Linda Pugach died on Tuesday night of rheumatic fever, the New York Daily News reported.
The couple’s story made tabloid headlines in New York in the 1970s, and a book about their love, “A Very Different Love Story,” was published in 1976, an article in the New York Times said.
Burt Pugach told the newspaper that he and his wife spent the time after the attack declaring their love for each other in the media.
“We loved each other more than any other couple could have,” he said. “Ours was a storybook romance.”
Twenty years after the attack, the couple’s marriage was in the limelight again when Burt Pugach was on trial for alleged sexual abuse and threatening to kill a woman who he had been carrying on an affair with for five years while still married to Linda Pugach.

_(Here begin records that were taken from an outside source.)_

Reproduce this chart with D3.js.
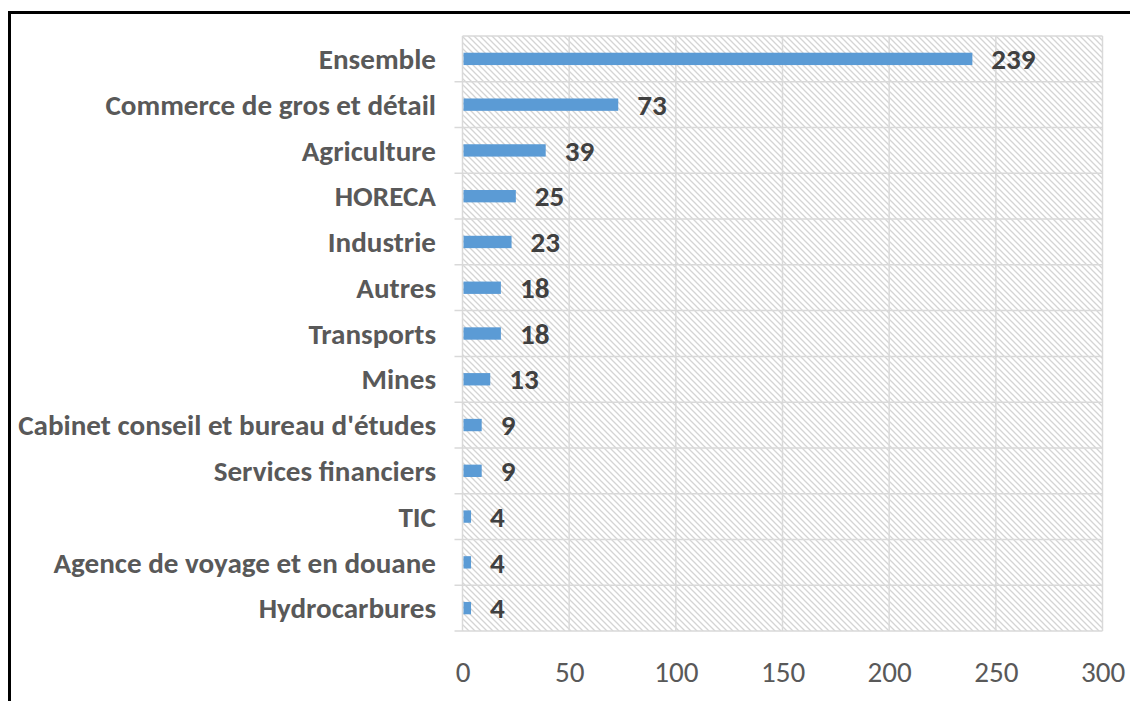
<!DOCTYPE html>
<html>
<head>
<meta charset="utf-8">
<script src="https://cdn.jsdelivr.net/npm/d3@7"></script>
<style>
  html, body { margin: 0; padding: 0; background: #fff; }
  svg { display: block; }
</style>
</head>
<body>
<svg id="chart" width="1131" height="701"></svg>
<script>
const categories = ["Ensemble","Commerce de gros et détail","Agriculture","HORECA","Industrie","Autres","Transports","Mines","Cabinet conseil et bureau d'études","Services financiers","TIC","Agence de voyage et en douane","Hydrocarbures"];
const values = [239,73,39,25,23,18,18,13,9,9,4,4,4];
const xTicks = [0,50,100,150,200,250,300];

(function(){
const FONT = "Carlito, Calibri, Lato, 'Liberation Sans', sans-serif";
const svg = d3.select("#chart");

// Frame
svg.append("rect").attr("x",8).attr("y",11).attr("width",1122).attr("height",3).attr("fill","#000");
svg.append("rect").attr("x",8).attr("y",11).attr("width",3).attr("height",690).attr("fill","#000");

const pLeft = 462.5, pRight = 1102.5, pTop = 36, pBottom = 631;
const x = d3.scaleLinear().domain([0,300]).range([pLeft,pRight]);
const y = d3.scaleBand().domain(categories).range([pTop,pBottom]).padding(0);

// hatch pattern
const defs = svg.append("defs");
const pat = defs.append("pattern").attr("id","hatch").attr("patternUnits","userSpaceOnUse")
  .attr("width",6).attr("height",6);
pat.append("rect").attr("width",6).attr("height",6).attr("fill","#fff");
pat.append("path").attr("d","M-1,-1 L7,7 M-1,5 L1,7 M5,-1 L7,1")
  .attr("stroke","#d4d4d4").attr("stroke-width",1.3);

svg.append("rect").attr("x",pLeft).attr("y",pTop).attr("width",pRight-pLeft).attr("height",pBottom-pTop)
  .attr("fill","url(#hatch)");

const gridColor = "#d9d9d9";
svg.append("g").selectAll("line").data(xTicks).join("line")
  .attr("x1",d=>x(d)).attr("x2",d=>x(d)).attr("y1",pTop).attr("y2",pBottom)
  .attr("stroke",gridColor).attr("stroke-width",1.5);
const hl = categories.map(c=>y(c)).concat([pBottom]);
svg.append("g").selectAll("line").data(hl).join("line")
  .attr("x1",(d,i)=> i===0 ? pLeft : pLeft-8).attr("x2",pRight).attr("y1",d=>d).attr("y2",d=>d)
  .attr("stroke",gridColor).attr("stroke-width",1.5);

// bars
const bh = y.bandwidth()*0.27;
svg.append("g").selectAll("rect").data(values).join("rect")
  .attr("x",x(0)+1).attr("y",(d,i)=>y(categories[i])+y.bandwidth()/2-bh/2)
  .attr("width",d=>x(d)-x(0)-1).attr("height",bh).attr("fill","#5b9bd5");

// fit font size to longest label width (418px)
const probe = svg.append("text").attr("font-family",FONT).attr("font-weight","bold").attr("font-size",20)
  .text("Cabinet conseil et bureau d'études");
const w20 = probe.node().getComputedTextLength();
probe.remove();
const fs = 20*418/w20;

svg.append("g").selectAll("text").data(categories).join("text")
  .attr("x",436).attr("y",d=>y(d)+y.bandwidth()/2).attr("dy","0.35em")
  .attr("text-anchor","end").attr("font-family",FONT).attr("font-weight","bold")
  .attr("font-size",fs).attr("fill","#595959").text(d=>d);

svg.append("g").selectAll("text").data(values).join("text")
  .attr("x",d=>x(d)+19).attr("y",(d,i)=>y(categories[i])+y.bandwidth()/2).attr("dy","0.35em")
  .attr("font-family",FONT).attr("font-weight","bold")
  .attr("font-size",fs).attr("fill","#404040").text(d=>d);

const xa = svg.append("g").attr("transform",`translate(0,${pBottom})`)
  .call(d3.axisBottom(x).tickValues(xTicks).tickSize(0).tickPadding(0));
xa.select(".domain").remove();
xa.selectAll("text").attr("y",41).attr("dy","0.35em").attr("font-family",FONT)
  .attr("font-size",fs).attr("fill","#595959");
})();
</script>
</body>
</html>
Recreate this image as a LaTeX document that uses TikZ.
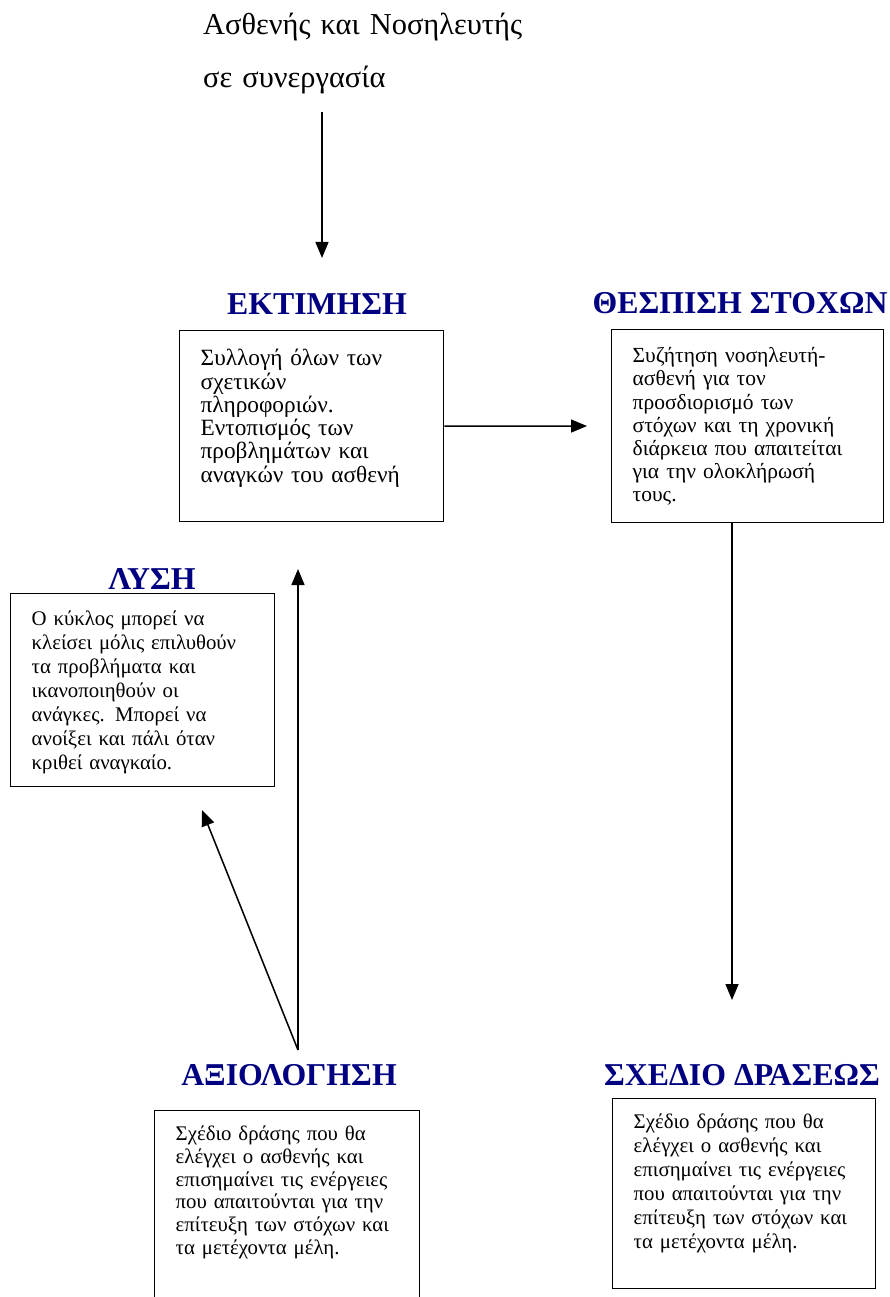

Linda Pugach testified during the 1997 trial and supported her husband, who was convicted of harassment but acquitted on more serious charges. Burt Pugach was sentenced to 15 days in jail in the case.
“You’re a wonderful, caring husband,” she testified, the New York Times quoted her as saying at the time.
Linda Pugach was viewed by some as an Elizabeth Taylor look-alike, and Klores said she suffered after the lye attack.
"She was a sheltered, naïve young girl,” he told the Times. “Her identity was centered around her physical beauty. When she had this romance with this older man — this obsessive relationship — he worshiped her for that physical beauty. And when that was taken from her, the scars weren’t merely on the outside.”